**INFORMATION PROVIDED**:
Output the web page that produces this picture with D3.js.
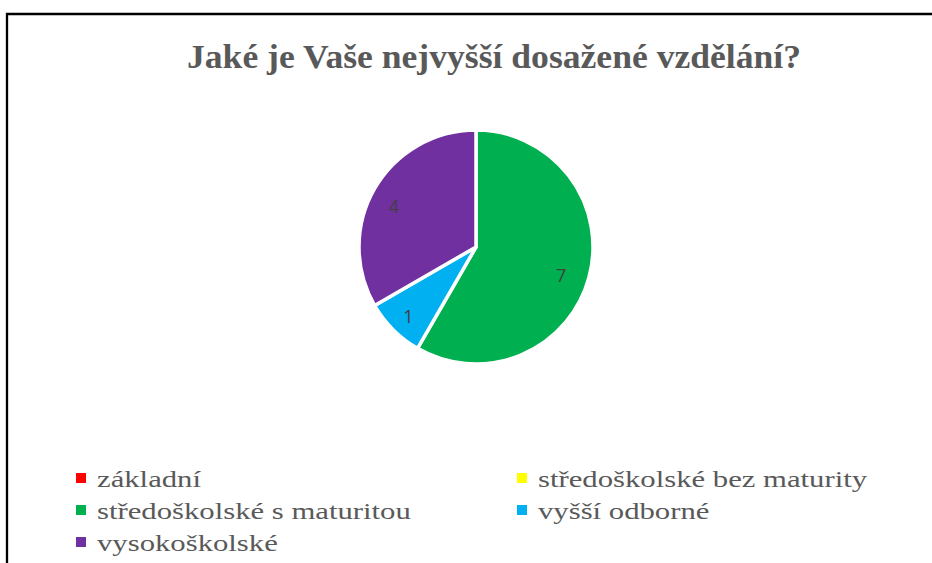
<!DOCTYPE html>
<html>
<head>
<meta charset="utf-8">
<script src="https://cdn.jsdelivr.net/npm/d3@7"></script>
<style>
  body { margin: 0; background: #fff; }
  svg { display: block; }
</style>
</head>
<body>
<svg id="chart"></svg>
<script>
const width = 932
const height = 563

const title = 'Jaké je Vaše nejvyšší dosažené vzdělání?'
const categories = ['základní', 'středoškolské bez maturity', 'středoškolské s maturitou', 'vyšší odborné', 'vysokoškolské']
const values = [0, 0, 7, 1, 4]
const colors = ['#ff0000', '#ffff00', '#00b050', '#00b0f0', '#7030a0']

const cx = 476
const cy = 247
const radius = 117

const svg = d3.select('#chart').attr('width', width).attr('height', height)

// frame (only top + left visible)
svg.append('path')
  .attr('d', `M7,${height} L7,14 L${width},14`)
  .attr('fill', 'none')
  .attr('stroke', '#000')
  .attr('stroke-width', 2.3)

svg.append('text')
  .attr('x', 494)
  .attr('y', 68)
  .attr('text-anchor', 'middle')
  .attr('font-family', '"Liberation Serif", "Times New Roman", serif')
  .attr('font-weight', 'bold')
  .attr('font-size', 34)
  .attr('textLength', 614)
  .attr('lengthAdjust', 'spacingAndGlyphs')
  .attr('fill', '#595959')
  .text(title)

const data = categories.map((c, i) => ({ name: c, value: values[i], color: colors[i] }))

const pie = d3.pie().sort(null).value(d => d.value)
const arc = d3.arc().innerRadius(0).outerRadius(radius)
const labelArc = d3.arc().innerRadius(radius * 0.78).outerRadius(radius * 0.78)

const g = svg.append('g').attr('transform', `translate(${cx},${cy})`)
const slices = pie(data).filter(d => d.data.value > 0)

g.selectAll('path')
  .data(slices)
  .join('path')
  .attr('d', arc)
  .attr('fill', d => d.data.color)
  .attr('stroke', '#fff')
  .attr('stroke-width', 3.5)
  .attr('stroke-linejoin', 'round')

g.selectAll('text')
  .data(slices)
  .join('text')
  .attr('transform', d => {
    const [x, y] = labelArc.centroid(d)
    return `translate(${x - 3},${y + 5})`
  })
  .attr('text-anchor', 'middle')
  .attr('dy', '0.35em')
  .attr('font-family', '"Open Sans", "Liberation Sans", sans-serif')
  .attr('font-size', 18)
  .attr('fill', '#404040')
  .text(d => d.data.value)

// legend, two columns, row-major
const colX = d3.scalePoint().domain([0, 1]).range([76, 517])
const rowY = d3.scaleLinear().domain([0, 1]).range([487, 519])

const legend = svg.append('g')
const item = legend.selectAll('g')
  .data(data)
  .join('g')
  .attr('transform', (d, i) => `translate(${colX(i % 2)},${rowY(Math.floor(i / 2))})`)

item.append('rect')
  .attr('x', 0)
  .attr('y', -14)
  .attr('width', 10)
  .attr('height', 10)
  .attr('fill', d => d.color)

item.append('text')
  .attr('transform', 'translate(21,0) scale(1.28,1)')
  .attr('font-family', '"Liberation Serif", "Times New Roman", serif')
  .attr('font-size', 24)
  .attr('fill', '#595959')
  .text(d => d.name)
</script>
</body>
</html>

**TASK DIRECTIONS**:
Go from the first line of the data above to the line containing "const height = 563" and retype exactly those lines, both included, but none of the pictures.

**FINISHED EXERCISE**:
Output the web page that produces this picture with D3.js.
<!DOCTYPE html>
<html>
<head>
<meta charset="utf-8">
<script src="https://cdn.jsdelivr.net/npm/d3@7"></script>
<style>
  body { margin: 0; background: #fff; }
  svg { display: block; }
</style>
</head>
<body>
<svg id="chart"></svg>
<script>
const width = 932
const height = 563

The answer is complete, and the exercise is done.